Watch Alice, the world’s first all-electric commuter aircraft, as it takes to the skies
Creating a greener, sustainable future with Alice.

Major commercial and tech challenges ahead

Nevertheless, Alice is only an experimentally registered prototype, not a fully certified production aircraft. Eviation has to run it through a rigorous flight test regime, get the commuter aircraft certified under the Federal Aviation Administration's Part 23, and ship it to its customers such as DHL or Cape Air. According to Davis, the company hopes to make its first deliveries in 2027.

If the FAA certifies Alice to carry passengers, it could become the first all-electric commercial airplane, The Seattle Times reported.

Eviation also awaits further battery technology advancements to make the design commercially viable. Currently, it is powered by 21,500 small Tesla-style battery cells.

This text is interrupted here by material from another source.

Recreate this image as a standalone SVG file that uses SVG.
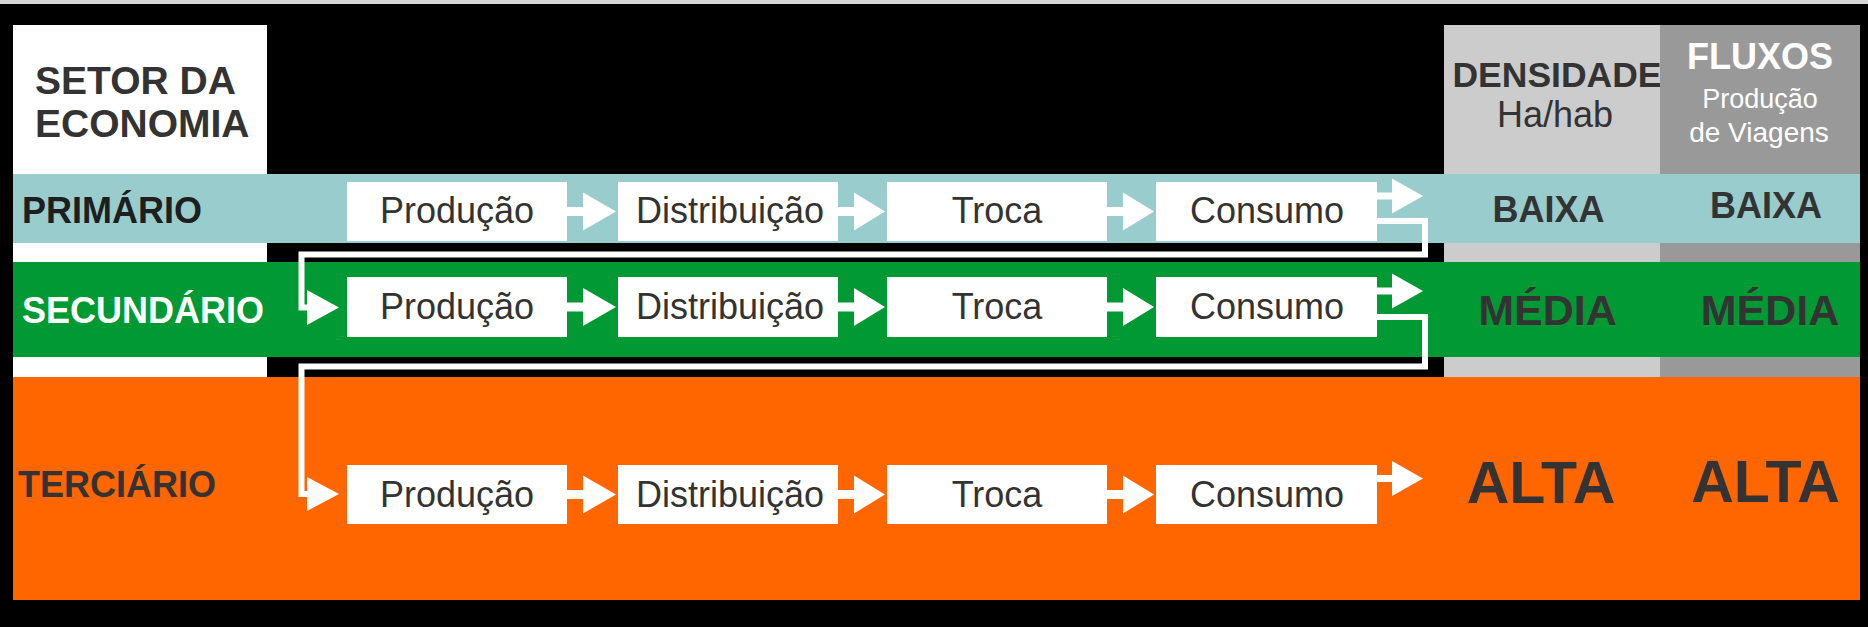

"The biggest tech challenge that Eviation has to overcome is the development of the batteries—that couldn’t be more clear,” Davis said. "It’s looking at the evolution of the chemistry and the physics around those batteries. Of course, we are able to control how we integrate them, and how we optimize them from a design perspective for the aircraft, but we really do need the industry to boost the energy density."

Undoubtedly, Alice is a huge leap forward in electrical aircraft. It ushers in an era of sustainable aviation and marks a turning point in our journey to achieve net-zero emissions by 2050.